Volunteer Suzanne Wendell has a special kind of speaking voice. It is melodious and relaxing, kind of like one of those Sounds of the Ocean CDs minus the crashing waves. We’ve wasted entire afternoons asking her to repeat phrases like “purple mountain majesty” and “oodles of noodles.” Sometimes we even kind of zone out listening to her mellifluous intonations and go to a place of neither sleep nor wakefulness—kind of like when you half-wake-up from your Saturday afternoon nap and pretend not to hear your sig. other saying it’s time to get up, the Szymanskis are coming over and you need to hide the good bourbon and mash the avocados.

When she isn’t slowing our heart rates with her voice-box vibrations, Suzanne helps us open mail, send mail, enter copyedits, organize contributor information, and, of course—review and evaluate manuscripts. Here are her thoughts on Tracy Burkholder’s “Proof,” an essay from our upcoming issue:

Suzanne Wendell: Fiction is what I write, and it seems to be all I ever get anything out of, at least in terms of “honing my craft.” But from the first sentence of Tracy Burkholder’s essay—“Ginger-scented oil slicks my fingers”—I was hooked, and I enjoyed and appreciated the piece as much as I would a short story.

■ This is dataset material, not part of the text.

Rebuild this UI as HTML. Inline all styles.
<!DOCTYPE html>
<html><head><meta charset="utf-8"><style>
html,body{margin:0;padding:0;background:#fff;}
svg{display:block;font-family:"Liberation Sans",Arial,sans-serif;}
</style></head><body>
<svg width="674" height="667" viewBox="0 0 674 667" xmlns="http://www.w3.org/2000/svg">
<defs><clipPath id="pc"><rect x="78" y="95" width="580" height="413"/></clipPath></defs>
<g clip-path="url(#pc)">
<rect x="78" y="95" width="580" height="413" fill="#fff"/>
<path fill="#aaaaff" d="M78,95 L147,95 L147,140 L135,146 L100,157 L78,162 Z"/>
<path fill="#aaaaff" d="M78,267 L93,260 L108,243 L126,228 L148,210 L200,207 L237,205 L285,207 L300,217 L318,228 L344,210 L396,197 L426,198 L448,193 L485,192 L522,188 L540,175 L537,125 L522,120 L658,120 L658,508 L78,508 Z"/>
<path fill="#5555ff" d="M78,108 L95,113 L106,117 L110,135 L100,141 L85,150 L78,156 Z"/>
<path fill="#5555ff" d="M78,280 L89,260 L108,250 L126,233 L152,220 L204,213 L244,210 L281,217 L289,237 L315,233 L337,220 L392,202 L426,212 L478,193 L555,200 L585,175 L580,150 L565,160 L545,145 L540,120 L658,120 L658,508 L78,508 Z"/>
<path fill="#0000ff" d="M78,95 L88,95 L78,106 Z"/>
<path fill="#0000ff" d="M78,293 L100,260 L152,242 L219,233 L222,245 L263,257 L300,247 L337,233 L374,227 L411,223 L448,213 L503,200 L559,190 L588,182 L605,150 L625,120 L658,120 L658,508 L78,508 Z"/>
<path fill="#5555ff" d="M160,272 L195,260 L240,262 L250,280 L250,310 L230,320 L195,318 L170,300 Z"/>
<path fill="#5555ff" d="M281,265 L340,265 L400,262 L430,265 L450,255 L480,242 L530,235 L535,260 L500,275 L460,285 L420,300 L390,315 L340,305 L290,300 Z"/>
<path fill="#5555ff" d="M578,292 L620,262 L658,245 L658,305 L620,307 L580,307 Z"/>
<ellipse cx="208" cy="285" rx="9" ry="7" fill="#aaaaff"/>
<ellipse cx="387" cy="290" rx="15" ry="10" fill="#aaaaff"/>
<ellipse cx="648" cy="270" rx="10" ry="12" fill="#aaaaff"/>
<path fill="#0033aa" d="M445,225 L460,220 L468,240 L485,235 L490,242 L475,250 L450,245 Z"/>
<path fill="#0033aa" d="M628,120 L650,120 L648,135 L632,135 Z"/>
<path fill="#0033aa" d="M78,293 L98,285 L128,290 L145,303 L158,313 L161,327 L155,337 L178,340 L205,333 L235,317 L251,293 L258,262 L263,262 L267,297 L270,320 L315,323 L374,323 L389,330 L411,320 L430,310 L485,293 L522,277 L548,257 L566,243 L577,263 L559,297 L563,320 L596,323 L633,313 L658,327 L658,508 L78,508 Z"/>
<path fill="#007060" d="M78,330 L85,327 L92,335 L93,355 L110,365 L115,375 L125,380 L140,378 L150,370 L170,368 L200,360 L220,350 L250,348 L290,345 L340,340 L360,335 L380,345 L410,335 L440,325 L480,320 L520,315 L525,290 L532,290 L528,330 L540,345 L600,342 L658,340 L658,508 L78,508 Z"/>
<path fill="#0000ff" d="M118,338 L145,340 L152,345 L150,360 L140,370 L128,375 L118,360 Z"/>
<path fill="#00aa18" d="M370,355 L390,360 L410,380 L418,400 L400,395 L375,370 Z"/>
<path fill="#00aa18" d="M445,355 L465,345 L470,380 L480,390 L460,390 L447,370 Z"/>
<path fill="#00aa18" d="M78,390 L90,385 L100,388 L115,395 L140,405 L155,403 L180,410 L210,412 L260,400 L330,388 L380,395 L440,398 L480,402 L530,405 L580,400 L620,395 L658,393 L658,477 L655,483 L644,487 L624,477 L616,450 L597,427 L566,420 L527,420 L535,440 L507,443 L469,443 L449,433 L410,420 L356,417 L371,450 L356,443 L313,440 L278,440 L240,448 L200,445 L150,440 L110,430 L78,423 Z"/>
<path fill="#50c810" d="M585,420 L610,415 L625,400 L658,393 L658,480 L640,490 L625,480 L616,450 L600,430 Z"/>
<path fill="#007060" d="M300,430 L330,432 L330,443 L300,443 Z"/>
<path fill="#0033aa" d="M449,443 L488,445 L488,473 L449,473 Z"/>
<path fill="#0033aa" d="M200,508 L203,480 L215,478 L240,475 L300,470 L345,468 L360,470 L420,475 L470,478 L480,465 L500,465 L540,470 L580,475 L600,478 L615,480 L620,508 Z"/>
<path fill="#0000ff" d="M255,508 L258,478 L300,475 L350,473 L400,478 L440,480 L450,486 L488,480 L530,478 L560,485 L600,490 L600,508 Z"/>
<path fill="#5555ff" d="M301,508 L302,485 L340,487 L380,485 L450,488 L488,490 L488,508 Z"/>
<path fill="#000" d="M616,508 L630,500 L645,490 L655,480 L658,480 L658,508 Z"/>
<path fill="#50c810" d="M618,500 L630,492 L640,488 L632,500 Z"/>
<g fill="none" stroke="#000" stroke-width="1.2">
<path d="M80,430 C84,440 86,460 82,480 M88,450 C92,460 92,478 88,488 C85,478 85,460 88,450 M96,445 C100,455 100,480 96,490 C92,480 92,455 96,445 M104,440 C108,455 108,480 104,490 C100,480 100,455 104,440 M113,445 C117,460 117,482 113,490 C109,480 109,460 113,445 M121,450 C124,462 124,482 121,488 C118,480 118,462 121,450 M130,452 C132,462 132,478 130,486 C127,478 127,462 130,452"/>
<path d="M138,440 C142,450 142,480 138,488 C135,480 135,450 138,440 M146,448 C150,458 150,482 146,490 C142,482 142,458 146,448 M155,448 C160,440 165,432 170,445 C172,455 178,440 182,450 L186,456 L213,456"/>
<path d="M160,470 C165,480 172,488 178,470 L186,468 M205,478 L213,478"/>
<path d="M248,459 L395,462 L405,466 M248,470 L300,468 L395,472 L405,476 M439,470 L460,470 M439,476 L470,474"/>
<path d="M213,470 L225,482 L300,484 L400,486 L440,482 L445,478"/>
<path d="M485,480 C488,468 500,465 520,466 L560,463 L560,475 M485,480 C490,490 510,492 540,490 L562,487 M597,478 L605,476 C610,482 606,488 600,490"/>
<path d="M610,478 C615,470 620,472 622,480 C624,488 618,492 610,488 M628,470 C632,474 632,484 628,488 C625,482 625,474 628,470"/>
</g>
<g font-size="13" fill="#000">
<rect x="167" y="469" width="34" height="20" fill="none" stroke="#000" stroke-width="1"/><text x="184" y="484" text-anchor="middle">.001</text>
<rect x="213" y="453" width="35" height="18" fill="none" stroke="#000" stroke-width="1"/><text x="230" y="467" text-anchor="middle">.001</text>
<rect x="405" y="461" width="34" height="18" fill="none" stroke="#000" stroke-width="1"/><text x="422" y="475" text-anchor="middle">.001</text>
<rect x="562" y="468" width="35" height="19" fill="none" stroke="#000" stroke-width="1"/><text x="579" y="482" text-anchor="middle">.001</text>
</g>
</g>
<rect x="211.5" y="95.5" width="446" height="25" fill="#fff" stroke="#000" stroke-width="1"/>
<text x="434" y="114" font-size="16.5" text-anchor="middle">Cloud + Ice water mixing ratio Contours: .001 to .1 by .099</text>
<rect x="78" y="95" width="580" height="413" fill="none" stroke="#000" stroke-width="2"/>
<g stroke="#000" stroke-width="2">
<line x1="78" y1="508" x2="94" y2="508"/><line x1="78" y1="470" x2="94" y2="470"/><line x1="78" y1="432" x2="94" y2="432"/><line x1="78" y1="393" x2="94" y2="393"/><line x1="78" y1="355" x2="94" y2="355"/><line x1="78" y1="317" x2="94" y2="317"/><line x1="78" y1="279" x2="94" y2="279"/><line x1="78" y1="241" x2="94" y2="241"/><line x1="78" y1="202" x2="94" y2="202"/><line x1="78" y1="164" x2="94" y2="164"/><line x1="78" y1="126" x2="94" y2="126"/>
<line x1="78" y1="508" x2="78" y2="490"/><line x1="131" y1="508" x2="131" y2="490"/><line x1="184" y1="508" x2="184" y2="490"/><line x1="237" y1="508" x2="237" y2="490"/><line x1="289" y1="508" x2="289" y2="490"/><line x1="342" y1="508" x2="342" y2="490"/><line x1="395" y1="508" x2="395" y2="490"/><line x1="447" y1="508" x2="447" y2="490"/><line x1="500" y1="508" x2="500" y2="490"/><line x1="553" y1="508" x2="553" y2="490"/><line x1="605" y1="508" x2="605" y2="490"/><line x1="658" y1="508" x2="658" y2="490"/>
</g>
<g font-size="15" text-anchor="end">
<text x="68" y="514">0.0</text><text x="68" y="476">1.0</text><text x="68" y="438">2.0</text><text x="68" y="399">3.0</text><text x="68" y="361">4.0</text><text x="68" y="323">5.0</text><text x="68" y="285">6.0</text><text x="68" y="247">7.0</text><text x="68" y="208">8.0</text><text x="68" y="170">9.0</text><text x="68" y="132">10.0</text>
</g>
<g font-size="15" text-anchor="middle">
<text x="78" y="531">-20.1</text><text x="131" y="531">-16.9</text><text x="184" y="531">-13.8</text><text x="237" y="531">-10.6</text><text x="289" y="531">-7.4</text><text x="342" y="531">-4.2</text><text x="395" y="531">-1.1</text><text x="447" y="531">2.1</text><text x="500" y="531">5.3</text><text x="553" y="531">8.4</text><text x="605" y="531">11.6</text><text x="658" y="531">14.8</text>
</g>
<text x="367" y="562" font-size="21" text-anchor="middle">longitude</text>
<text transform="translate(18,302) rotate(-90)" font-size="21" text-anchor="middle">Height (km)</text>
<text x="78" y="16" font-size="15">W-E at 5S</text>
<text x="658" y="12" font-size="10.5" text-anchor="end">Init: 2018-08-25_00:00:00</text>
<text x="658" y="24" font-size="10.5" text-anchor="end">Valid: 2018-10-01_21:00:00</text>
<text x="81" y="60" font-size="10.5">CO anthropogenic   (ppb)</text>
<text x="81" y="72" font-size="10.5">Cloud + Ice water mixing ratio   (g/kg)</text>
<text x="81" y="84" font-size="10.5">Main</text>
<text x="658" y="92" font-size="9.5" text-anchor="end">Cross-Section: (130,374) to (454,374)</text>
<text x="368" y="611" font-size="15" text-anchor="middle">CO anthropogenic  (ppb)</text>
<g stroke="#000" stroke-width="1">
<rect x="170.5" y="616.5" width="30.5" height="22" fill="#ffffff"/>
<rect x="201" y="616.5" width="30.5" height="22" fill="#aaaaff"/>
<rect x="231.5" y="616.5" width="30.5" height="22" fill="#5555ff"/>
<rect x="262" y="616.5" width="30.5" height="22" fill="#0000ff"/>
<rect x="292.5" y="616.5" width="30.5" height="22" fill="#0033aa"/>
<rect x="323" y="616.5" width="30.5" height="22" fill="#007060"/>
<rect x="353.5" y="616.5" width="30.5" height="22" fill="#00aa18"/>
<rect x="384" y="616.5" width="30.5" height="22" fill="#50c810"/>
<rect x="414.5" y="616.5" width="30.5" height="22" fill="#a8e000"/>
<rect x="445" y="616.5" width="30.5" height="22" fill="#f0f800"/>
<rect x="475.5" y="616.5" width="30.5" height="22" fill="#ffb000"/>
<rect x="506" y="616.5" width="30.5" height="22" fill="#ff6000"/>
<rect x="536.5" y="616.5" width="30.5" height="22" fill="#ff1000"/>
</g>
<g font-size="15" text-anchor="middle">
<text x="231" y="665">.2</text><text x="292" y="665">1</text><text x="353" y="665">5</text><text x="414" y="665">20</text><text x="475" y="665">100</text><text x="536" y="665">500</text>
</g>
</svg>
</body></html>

I would like to say that this is because Burkholder’s essay reads like fiction. I felt awe when I read “One of the first stories we’re told is the stroke of our mother’s hand across our newborn skin.” But Burkholder does more than dazzle us with poignant and beautiful prose. She also includes facts from scientific studies, interesting facts, even. Did you know, for instance, that Puerto Ricans touch each other an average of three times per minute?  I’d like to see a fiction writer use such fascinating trivia as successfully and as matter-of -factly.

I think I am most drawn to “Proof” because of Burkholder’s astute observations about something so deceptively complicated: touch. After reading the essay, I realized how big of an issue touch is in my own life. Knowing, for example, when and when not to hug an acquaintance or relative. It’s not that I don’t like hugs. I love hugs. It’s the possibility of offending another person by encroaching on his or her personal space that holds me back. But Burkholder, whether or not she ever intended to, inspired me to go for it every time. So if I ever get slapped, punched, or sued for touching someone inappropriately, remember it’s Tracy Burkholder’s fault and not mine.